Task prompt:
Skip every picture, and extract verbatim the lines from the line containing "Convert this chart to Apache ECharts code." to the line containing "const FONT = 'DejaVu Sans';", both lines included.

>> START Task inputs

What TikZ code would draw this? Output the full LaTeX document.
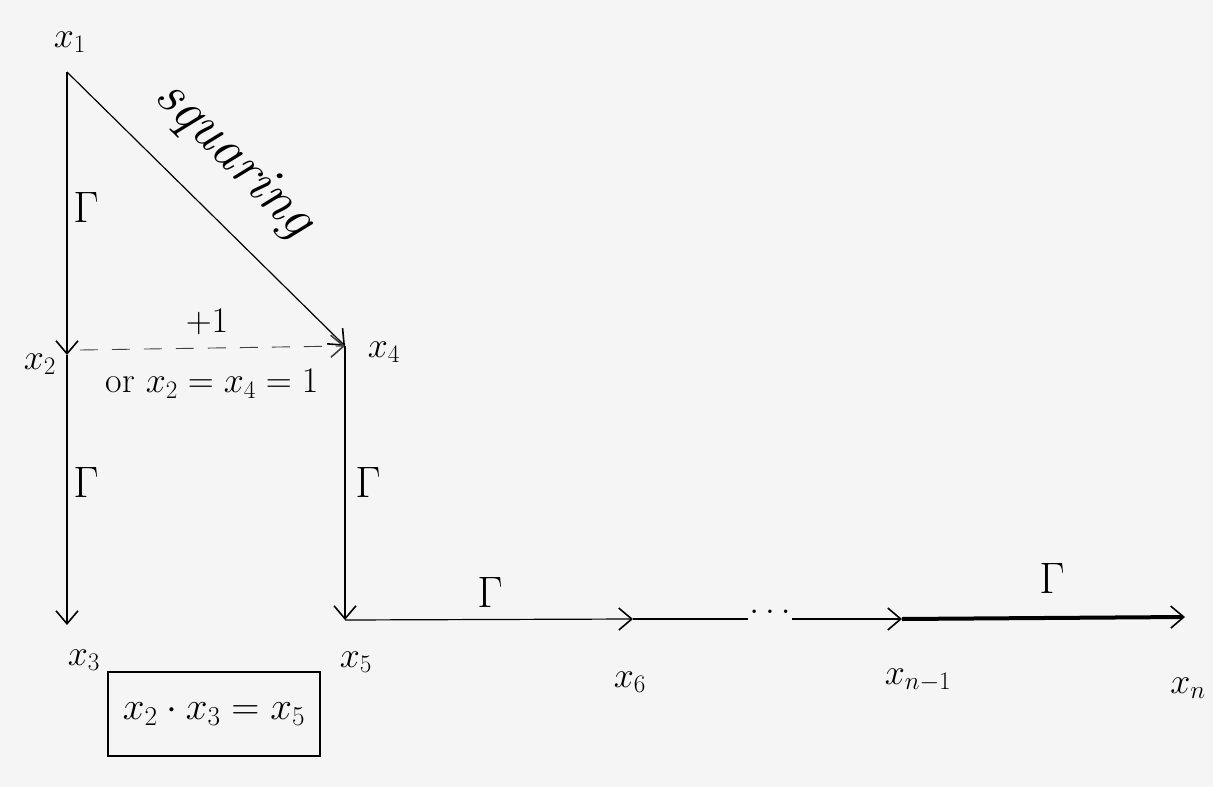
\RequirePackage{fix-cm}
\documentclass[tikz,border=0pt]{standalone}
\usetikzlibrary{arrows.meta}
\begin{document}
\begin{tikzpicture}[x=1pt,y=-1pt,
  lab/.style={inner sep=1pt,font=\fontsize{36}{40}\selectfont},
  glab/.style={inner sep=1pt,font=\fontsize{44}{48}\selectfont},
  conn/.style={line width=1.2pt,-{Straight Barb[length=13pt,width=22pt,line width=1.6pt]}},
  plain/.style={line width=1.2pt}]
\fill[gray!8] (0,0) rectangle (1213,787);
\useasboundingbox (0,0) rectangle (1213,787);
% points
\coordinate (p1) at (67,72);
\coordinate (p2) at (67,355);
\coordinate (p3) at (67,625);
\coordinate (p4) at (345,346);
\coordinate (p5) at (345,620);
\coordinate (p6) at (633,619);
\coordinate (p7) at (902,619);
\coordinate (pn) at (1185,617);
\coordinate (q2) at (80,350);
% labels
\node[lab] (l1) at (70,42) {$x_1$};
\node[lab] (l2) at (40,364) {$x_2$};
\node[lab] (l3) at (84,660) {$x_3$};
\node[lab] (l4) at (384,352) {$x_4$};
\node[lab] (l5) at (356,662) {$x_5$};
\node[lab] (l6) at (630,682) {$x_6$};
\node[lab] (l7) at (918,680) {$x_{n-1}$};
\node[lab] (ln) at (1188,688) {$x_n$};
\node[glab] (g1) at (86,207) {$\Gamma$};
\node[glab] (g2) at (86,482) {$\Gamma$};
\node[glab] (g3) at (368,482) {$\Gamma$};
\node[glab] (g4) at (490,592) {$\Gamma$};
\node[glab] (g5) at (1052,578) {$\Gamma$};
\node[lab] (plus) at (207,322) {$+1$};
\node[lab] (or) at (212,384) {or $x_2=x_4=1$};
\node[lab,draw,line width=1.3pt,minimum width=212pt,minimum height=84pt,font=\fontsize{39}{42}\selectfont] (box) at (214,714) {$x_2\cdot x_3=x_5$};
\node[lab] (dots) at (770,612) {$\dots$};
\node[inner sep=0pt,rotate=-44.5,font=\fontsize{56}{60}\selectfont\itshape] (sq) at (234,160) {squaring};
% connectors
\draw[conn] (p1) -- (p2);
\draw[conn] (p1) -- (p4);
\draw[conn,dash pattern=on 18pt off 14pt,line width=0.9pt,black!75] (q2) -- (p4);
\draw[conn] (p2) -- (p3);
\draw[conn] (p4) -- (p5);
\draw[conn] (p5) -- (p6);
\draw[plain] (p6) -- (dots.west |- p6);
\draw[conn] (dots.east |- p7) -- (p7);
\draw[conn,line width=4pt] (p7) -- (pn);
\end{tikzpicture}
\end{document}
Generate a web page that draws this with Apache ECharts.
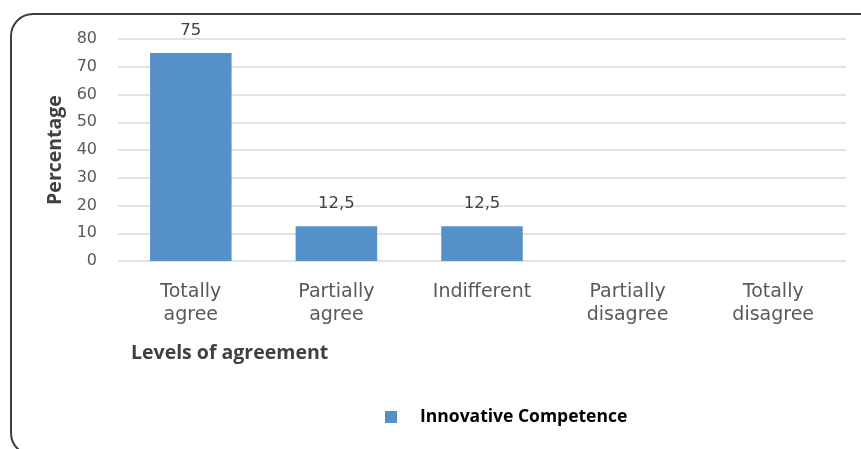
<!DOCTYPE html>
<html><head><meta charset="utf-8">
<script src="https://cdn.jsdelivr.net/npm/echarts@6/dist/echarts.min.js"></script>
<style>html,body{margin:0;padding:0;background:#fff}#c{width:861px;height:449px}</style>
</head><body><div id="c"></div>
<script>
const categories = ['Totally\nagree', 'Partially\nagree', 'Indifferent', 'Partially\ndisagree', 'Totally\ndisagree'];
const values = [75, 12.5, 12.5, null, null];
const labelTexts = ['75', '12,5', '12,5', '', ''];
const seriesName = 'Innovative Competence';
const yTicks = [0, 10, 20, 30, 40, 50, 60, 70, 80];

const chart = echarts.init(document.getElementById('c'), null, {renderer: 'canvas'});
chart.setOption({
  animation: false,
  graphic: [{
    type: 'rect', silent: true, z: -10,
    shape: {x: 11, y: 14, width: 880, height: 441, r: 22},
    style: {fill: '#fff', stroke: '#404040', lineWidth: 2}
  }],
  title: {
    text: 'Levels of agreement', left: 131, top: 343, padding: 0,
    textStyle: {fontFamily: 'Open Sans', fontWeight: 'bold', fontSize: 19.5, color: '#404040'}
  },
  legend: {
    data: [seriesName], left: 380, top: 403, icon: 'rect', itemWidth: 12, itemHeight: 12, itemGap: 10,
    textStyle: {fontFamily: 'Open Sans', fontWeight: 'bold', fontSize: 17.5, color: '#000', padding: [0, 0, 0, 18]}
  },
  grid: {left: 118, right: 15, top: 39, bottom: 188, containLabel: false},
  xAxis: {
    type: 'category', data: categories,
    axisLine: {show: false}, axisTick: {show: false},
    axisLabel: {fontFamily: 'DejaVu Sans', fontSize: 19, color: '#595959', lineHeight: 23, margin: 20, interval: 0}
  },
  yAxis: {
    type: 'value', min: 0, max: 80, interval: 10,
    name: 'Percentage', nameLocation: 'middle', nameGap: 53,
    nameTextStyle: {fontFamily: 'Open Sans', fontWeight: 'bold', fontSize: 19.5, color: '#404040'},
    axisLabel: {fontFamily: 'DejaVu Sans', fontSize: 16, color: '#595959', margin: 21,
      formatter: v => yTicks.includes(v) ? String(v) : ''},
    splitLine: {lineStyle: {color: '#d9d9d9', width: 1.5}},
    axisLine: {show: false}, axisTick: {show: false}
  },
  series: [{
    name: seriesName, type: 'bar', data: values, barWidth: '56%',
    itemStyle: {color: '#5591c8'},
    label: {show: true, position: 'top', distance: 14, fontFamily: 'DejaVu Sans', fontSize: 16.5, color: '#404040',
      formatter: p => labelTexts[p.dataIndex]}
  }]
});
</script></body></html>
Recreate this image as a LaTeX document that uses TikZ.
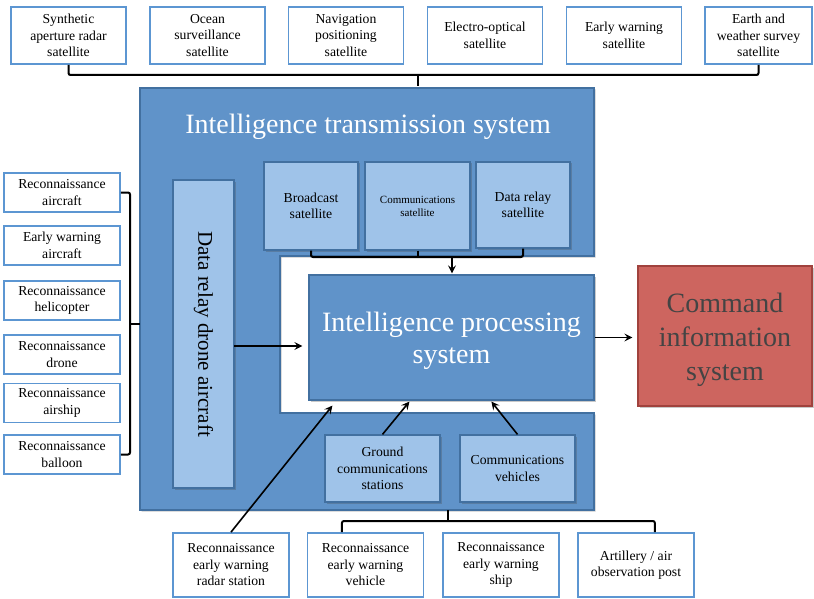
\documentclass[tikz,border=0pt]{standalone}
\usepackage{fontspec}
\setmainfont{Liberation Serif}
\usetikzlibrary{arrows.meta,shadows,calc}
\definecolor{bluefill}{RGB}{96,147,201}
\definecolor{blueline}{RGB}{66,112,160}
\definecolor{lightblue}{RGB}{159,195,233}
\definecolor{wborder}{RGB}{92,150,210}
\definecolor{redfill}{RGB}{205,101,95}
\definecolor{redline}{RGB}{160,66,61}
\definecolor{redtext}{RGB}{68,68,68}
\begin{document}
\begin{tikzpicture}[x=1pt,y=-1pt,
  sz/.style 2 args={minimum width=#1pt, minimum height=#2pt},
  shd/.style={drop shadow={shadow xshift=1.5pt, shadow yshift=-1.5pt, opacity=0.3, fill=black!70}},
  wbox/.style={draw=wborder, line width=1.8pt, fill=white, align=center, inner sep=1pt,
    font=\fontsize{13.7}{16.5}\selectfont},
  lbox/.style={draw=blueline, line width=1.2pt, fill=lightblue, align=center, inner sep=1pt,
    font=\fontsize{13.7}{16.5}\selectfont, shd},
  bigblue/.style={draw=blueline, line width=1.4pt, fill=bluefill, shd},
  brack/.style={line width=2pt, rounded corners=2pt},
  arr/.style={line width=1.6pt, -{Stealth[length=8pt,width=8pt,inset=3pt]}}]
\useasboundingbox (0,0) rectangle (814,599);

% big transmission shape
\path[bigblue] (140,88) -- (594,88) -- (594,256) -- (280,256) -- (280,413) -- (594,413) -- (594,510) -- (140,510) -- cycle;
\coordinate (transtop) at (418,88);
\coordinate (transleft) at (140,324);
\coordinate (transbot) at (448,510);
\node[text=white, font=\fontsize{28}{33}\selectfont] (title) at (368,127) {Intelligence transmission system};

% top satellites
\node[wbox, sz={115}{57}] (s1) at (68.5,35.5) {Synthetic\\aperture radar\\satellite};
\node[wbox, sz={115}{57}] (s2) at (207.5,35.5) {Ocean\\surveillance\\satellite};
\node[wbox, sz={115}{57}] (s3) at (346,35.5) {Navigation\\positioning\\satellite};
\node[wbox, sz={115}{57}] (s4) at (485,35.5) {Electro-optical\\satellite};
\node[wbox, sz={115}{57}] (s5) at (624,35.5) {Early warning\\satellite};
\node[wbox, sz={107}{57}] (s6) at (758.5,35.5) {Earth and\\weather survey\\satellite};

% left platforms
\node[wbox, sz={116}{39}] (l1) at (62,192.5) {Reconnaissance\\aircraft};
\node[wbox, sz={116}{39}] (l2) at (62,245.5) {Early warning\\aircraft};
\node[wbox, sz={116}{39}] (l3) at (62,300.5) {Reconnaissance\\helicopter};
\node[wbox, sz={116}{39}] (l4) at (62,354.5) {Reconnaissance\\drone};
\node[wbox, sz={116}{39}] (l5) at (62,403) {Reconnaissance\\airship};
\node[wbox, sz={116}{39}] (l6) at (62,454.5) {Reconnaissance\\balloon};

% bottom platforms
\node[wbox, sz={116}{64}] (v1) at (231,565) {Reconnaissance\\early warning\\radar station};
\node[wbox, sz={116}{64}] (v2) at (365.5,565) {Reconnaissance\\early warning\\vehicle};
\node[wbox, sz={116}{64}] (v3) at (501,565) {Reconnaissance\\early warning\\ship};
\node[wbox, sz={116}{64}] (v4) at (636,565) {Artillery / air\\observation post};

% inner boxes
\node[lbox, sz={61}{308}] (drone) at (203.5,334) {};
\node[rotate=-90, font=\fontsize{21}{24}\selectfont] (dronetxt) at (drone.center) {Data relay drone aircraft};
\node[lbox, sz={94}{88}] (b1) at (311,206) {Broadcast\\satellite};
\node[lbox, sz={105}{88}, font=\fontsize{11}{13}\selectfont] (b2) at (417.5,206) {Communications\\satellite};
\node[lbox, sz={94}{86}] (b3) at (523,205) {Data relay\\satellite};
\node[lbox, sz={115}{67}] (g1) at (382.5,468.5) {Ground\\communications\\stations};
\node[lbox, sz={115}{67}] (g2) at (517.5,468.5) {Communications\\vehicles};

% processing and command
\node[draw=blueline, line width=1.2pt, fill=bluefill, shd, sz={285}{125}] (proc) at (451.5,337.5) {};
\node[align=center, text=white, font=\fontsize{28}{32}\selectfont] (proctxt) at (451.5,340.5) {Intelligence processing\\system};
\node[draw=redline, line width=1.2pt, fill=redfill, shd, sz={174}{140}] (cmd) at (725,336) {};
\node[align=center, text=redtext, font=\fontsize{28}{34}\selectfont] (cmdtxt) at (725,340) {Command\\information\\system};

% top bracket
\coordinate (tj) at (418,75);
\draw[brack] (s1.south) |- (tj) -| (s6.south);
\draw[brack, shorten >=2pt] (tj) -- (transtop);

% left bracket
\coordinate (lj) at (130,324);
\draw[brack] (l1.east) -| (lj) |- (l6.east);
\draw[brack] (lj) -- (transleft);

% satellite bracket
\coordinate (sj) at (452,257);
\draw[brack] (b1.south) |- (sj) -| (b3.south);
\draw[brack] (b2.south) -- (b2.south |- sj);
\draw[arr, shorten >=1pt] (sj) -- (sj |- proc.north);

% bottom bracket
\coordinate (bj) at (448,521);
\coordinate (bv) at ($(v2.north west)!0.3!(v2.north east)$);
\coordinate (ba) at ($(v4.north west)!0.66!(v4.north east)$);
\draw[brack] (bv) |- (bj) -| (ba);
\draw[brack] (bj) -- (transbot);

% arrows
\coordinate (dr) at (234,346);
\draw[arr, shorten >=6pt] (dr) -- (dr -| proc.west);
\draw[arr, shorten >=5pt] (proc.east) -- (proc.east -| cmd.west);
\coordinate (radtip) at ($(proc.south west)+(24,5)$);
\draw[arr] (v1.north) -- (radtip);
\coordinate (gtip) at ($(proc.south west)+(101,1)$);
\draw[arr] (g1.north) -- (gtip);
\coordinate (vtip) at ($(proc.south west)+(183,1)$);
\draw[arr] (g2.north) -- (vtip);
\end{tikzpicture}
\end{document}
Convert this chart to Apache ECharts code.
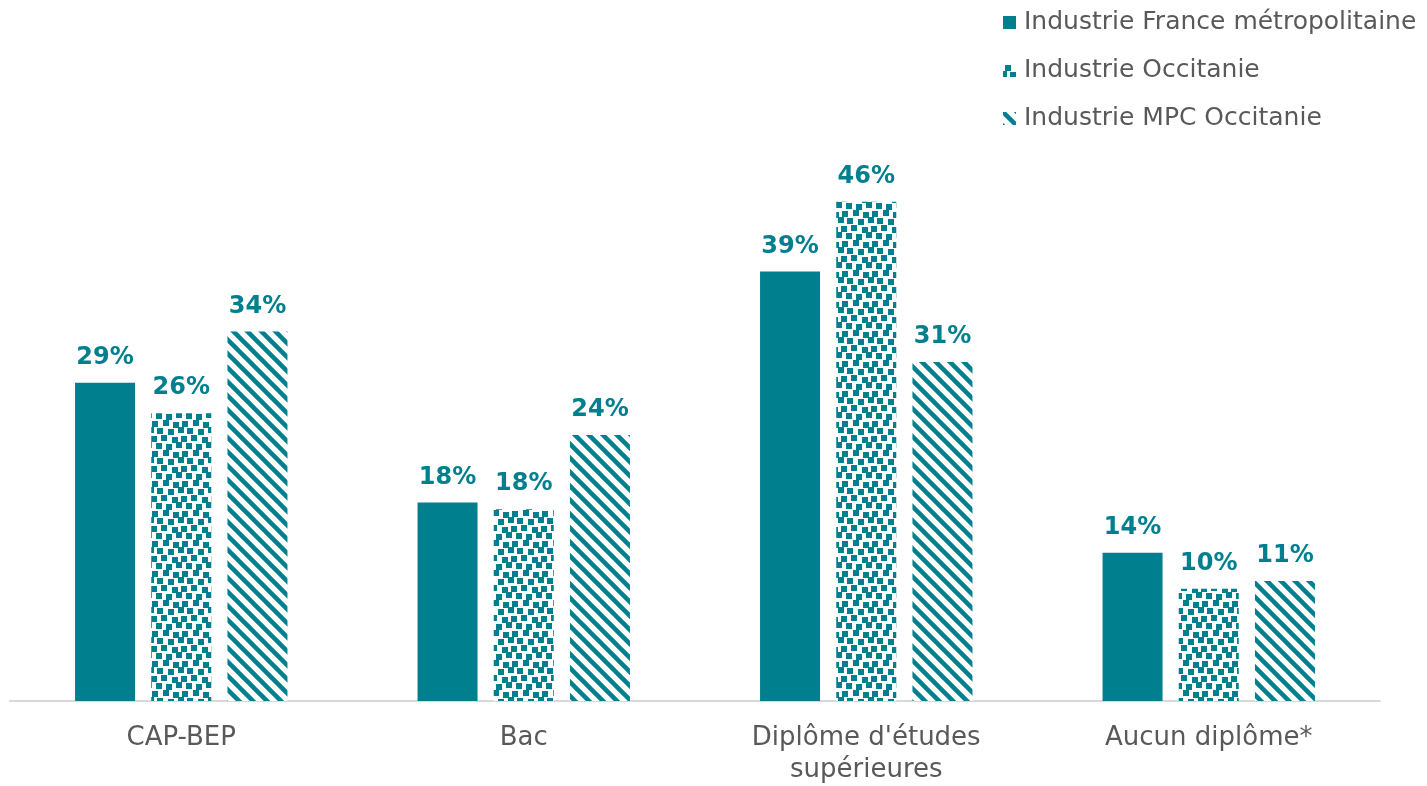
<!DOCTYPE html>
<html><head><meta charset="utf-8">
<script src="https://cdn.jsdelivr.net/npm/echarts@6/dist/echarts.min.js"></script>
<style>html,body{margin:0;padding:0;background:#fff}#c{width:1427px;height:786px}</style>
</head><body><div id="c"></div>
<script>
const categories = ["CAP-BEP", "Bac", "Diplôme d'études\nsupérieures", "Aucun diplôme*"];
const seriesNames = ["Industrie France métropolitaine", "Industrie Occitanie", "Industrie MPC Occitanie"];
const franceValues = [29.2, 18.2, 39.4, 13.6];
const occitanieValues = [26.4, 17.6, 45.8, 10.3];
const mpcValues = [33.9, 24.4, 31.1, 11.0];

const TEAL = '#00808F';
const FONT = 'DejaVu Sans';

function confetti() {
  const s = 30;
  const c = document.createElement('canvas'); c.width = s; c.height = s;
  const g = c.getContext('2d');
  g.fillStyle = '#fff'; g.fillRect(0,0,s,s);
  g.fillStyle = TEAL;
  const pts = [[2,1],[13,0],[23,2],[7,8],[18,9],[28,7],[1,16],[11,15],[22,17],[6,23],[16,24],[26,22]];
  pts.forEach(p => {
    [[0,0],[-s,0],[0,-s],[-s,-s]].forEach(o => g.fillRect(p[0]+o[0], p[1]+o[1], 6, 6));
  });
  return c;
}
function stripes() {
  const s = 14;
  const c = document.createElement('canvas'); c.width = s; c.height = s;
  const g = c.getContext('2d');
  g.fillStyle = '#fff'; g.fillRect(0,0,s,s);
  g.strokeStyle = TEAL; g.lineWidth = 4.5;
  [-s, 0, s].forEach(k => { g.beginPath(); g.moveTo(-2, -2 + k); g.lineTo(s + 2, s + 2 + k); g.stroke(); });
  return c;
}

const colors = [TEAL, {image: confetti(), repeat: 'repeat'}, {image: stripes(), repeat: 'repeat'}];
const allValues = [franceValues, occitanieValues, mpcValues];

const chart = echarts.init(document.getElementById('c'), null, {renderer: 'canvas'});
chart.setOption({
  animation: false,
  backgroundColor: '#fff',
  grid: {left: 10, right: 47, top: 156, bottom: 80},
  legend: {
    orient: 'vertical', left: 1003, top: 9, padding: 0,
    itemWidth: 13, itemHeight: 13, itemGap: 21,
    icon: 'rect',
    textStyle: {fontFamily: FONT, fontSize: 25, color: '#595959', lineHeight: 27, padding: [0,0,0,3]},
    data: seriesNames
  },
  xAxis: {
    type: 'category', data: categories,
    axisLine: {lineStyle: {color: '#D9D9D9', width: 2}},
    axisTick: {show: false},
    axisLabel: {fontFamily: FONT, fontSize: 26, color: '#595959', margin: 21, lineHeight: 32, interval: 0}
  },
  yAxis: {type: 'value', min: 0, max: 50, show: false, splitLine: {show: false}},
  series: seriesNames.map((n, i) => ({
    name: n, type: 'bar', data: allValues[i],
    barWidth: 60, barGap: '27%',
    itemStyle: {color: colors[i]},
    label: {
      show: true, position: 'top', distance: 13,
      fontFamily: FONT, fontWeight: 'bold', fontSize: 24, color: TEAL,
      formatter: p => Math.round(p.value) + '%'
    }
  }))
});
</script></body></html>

>> END Task inputs

Task solution:
Convert this chart to Apache ECharts code.
<!DOCTYPE html>
<html><head><meta charset="utf-8">
<script src="https://cdn.jsdelivr.net/npm/echarts@6/dist/echarts.min.js"></script>
<style>html,body{margin:0;padding:0;background:#fff}#c{width:1427px;height:786px}</style>
</head><body><div id="c"></div>
<script>
const categories = ["CAP-BEP", "Bac", "Diplôme d'études\nsupérieures", "Aucun diplôme*"];
const seriesNames = ["Industrie France métropolitaine", "Industrie Occitanie", "Industrie MPC Occitanie"];
const franceValues = [29.2, 18.2, 39.4, 13.6];
const occitanieValues = [26.4, 17.6, 45.8, 10.3];
const mpcValues = [33.9, 24.4, 31.1, 11.0];

const TEAL = '#00808F';
const FONT = 'DejaVu Sans';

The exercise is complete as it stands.